Droga była kręta. Pierwszy kontakt z nauką miałem jeszcze przed rozpoczęciem studiów medycznych, ponieważ wcześniej przez rok studiowałem w Stanach Zjednoczonych. Studiowałem neurobiologię.
Forma prowadzenia zajęć i to, w jak ciekawy sposób można zachęcić do zgłębiania wiedzy, były pewnie powodem, dla którego podjąłem pracę jako asystent badawczy w laboratorium genetyki behawioralnej u prof. Clarissy Parker w Middlebury College. Część z tych umiejętności, które tam nabyłem, przydały się już podczas studiów medycznych w Polsce. W 2016 roku dołączyłem do międzynarodowej grupy badawczej Evidence-Based Anatomy Working Group w Katedrze Anatomii UJCM. Tam rozwijałem swoje umiejętności zarówno praktyczne, jak i teoretyczne z zakresu anatomii opartej na faktach. Praca w grupie umożliwiła mi przeprowadzenie badań, których wyniki były publikowane wielokrotnie w czasopismach naukowych. W trakcie studiów zdobyłem również kilka grantów naukowych, co umożliwiło mi prowadzenie własnych badań podstawowych. Prawda jest taka, że większość osób widzi tylko końcowe efekty badań, natomiast za każdym projektem stoją przepracowane wieczory i noce w laboratorium lub przed komputerem.

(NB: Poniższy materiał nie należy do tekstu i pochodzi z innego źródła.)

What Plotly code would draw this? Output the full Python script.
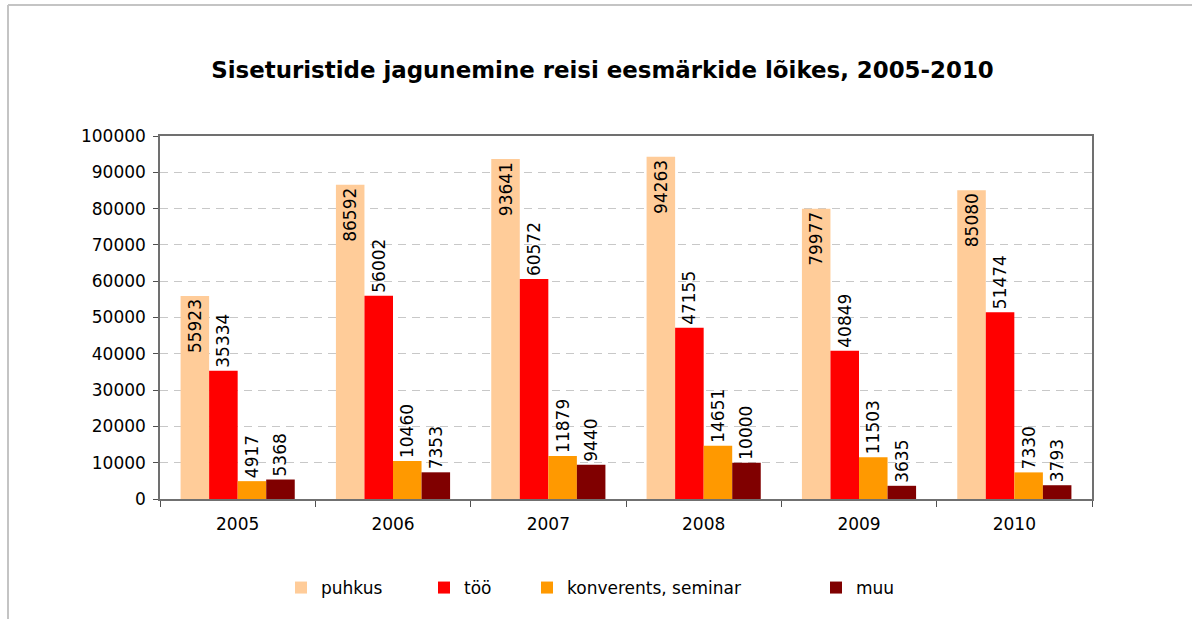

– Co poradzi pan studentom kierunku lekarskiego, którzy marzą o karierze naukowca?
Aby się nie poddawać. Prowadzenie badań jest żmudną pracą, która często nie przynosi oczekiwanych efektów. Poleciłbym również odnalezienie grupy badawczej lub koła naukowego na uczelni, które ma historię publikowania wyników swoich badań. Dołączając do prężnie działającego koła, buduje się umiejętności, które pozwolą potem prowadzić własne badania. I na pewno warto to zrobić już na samym początku studiów, ale żaden moment nie jest zły.